Once the first sheet of ply was up I could measure and cut the next sheet to fit. This was then drilled and the t-nuts hammered in. Both of the sheets were screwed in with large gauge screws that go all the way into the rafters. I think I have spent about $30 in screws to get the climbing wall and campus board up.

Once the climbing wall was up I could set up holds, originally I put the holds randomly but I have since moved them to be spaced in several different positions for doing pull ups.

The wall, note the possible pull up positions.

The wall stayed like this for several weeks until I got around to buying some framing timber ($20 length) to run up the back of the two sheets. I then added the sheet which would be my campus board. I used more 20mm by 50mm off cuts from work. These were cut into 400mm and 800mm strips. The 400mm strips were doubled up then wood glued and screwed onto the ply. These are on super tight and aren’t going anywhere. The plan was to have some more single strips on an angle going up and down the sheet but the horizontal section is so hard I can only manage a few seconds of hang. So the second half of the campus board is on hold for now, either until I get stronger or until I decide how I will fill the other side.
Views of the campus board
 I am still working on the hanging section of the wall and the peg board (a lot of work has gone into this, should be a lot of fun when it’s done).

Pull ups and a one arm hang

Saturday, 27 July 2013

Homemade dip bars


Press ups are great, so are straight bar and ring dips, but I wanted to be able to do some weighted dips or high rep parallel dips as well (Weighted dips are also an excellent alternative to bench press). So I looked around at a whole lot of different set ups for dips; I saw lots of fixed dip stations made of pipe or wood. I also saw a few fixed to walls with two pipes coming out to grip. These were all great but I wanted to be able to change the width and angle of my bars. I finally settled on building two free standing bars which could be moved around. They take up more room than pipe fixed to a wall, and the design isn’t prefect but I’m happy with them. If I had the room I would set up full parallel bars outside, but these are a nice compromise.

Finding your measurements

Since I workout on my own and I’m relatively tall I measured everything to suit me. The bars are just less than 500mm wide each and stand just under 900mm off the ground. The only key measurement to make is how high off the ground to set them. To find this I kneeled down, set my arms up in the highest dip position I could manage (elbows above shoulders). From here I measured the height of my grip off the ground and my bar had to be higher than this, only 50-100mm higher is needed. This allows me to do full range weighted dips but if I fail the drop is very manageable. All the other measurements such as the width of the base are up to you, 500mm wide would make it more than stable enough.

The build

Sorry I didn’t get any build pictures of this one either, but it is a fairly simple design. I used all scrap wood, it would have cost about $20 to buy, the pipe was scrap too and would cost less than $10 to buy. The diagonal braces are just for extra stability, not sure if they are really necessary.
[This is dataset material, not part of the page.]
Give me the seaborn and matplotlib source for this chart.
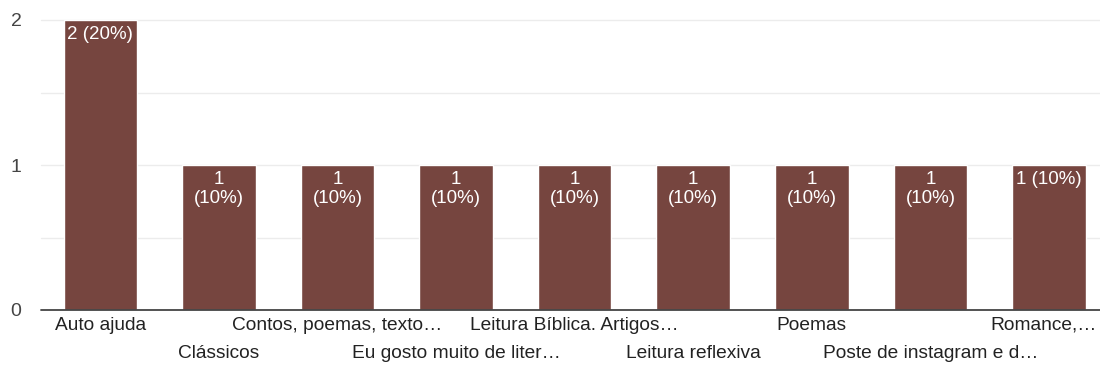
import matplotlib
matplotlib.use("Agg")
import matplotlib.pyplot as plt
import matplotlib.transforms as mtransforms
import seaborn as sns
import pandas as pd

# dados
categorias = ["Auto ajuda", "Clássicos", "Contos, poemas, texto…", "Eu gosto muito de liter…",
              "Leitura Bíblica. Artigos…", "Leitura reflexiva", "Poemas",
              "Poste de instagram e d…", "Romance,…"]
contagens = [2, 1, 1, 1, 1, 1, 1, 1, 1]
rotulos = ["2 (20%)", "1\n(10%)", "1\n(10%)", "1\n(10%)", "1\n(10%)", "1\n(10%)",
           "1\n(10%)", "1\n(10%)", "1 (10%)"]

COR_BARRA = "#76453f"
COR_TEXTO = "#222222"

sns.set_style("white")
plt.rcParams['font.family'] = ['Liberation Sans', 'DejaVu Sans']

df = pd.DataFrame({"categoria": categorias, "n": contagens})

fig = plt.figure(figsize=(11, 3.69), dpi=100)
ax = fig.add_axes([41 / 1100, 1 - 310 / 369, 1 - 41 / 1100, (310 - 20) / 369])

# grade
for y in [0.5, 1, 1.5, 2]:
    ax.axhline(y, color="#ececec", linewidth=1, zorder=0, clip_on=False)

sns.barplot(data=df, x="categoria", y="n", color=COR_BARRA, width=0.62,
            saturation=1, ax=ax, zorder=2)

ax.axhline(0, color="#444444", linewidth=1.3, zorder=3, clip_on=False)

for i, (v, txt) in enumerate(zip(contagens, rotulos)):
    ax.annotate(txt, xy=(i, v), xytext=(0, -4.5), textcoords="offset points",
                ha="center", va="top", color="white", fontsize=13.5,
                linespacing=1.1, zorder=4)

ax.set_xlim(-0.5, 8.43)
ax.set_ylim(0, 2)
ax.set_yticks([0, 1, 2])
ax.set_yticklabels(["0", "1", "2"], fontsize=14, color="#444444")
ax.tick_params(axis="y", length=0, pad=14)
ax.tick_params(axis="x", length=0)

ax.set_xticks(range(len(categorias)))
ax.set_xticklabels(categorias, fontsize=13.8, color=COR_TEXTO)
# rótulos alternados em duas linhas
for i, tick in enumerate(ax.xaxis.get_major_ticks()):
    tick.set_pad(5 if i % 2 == 0 else 25)

# o último rótulo encosta na borda: desloca um pouco para a esquerda
ultimo = ax.get_xticklabels()[-1]
ultimo.set_transform(ultimo.get_transform() +
                     mtransforms.ScaledTranslation(-5 / 100, 0, fig.dpi_scale_trans))

ax.set_xlabel("")
ax.set_ylabel("")
for s in ax.spines.values():
    s.set_visible(False)

fig.savefig("out.png", dpi=100)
The two bars together, if the bases are staggered they can be placed closer together

Tips and suggestions

  • If you have access to a drop saw you could do a much better job than I have, one of my bars in out of square but it is very solid, just looks a bit funny.
  • When wearing my weight belt if the bars are not far enough apart the belt can catch on the wood under the bar, is takes all the momentum out of the dip and makes things difficult. You could design your bars differently to prevent this but I just check the spacing of the bars before I start my dips.
  • I have set up dips with an added 32kg, not loads of weight but I’m confident my bars will hold up under a lot more weight.


I’m not currently working on my dips but this set up is very comfortable and fun to throw in every now and then.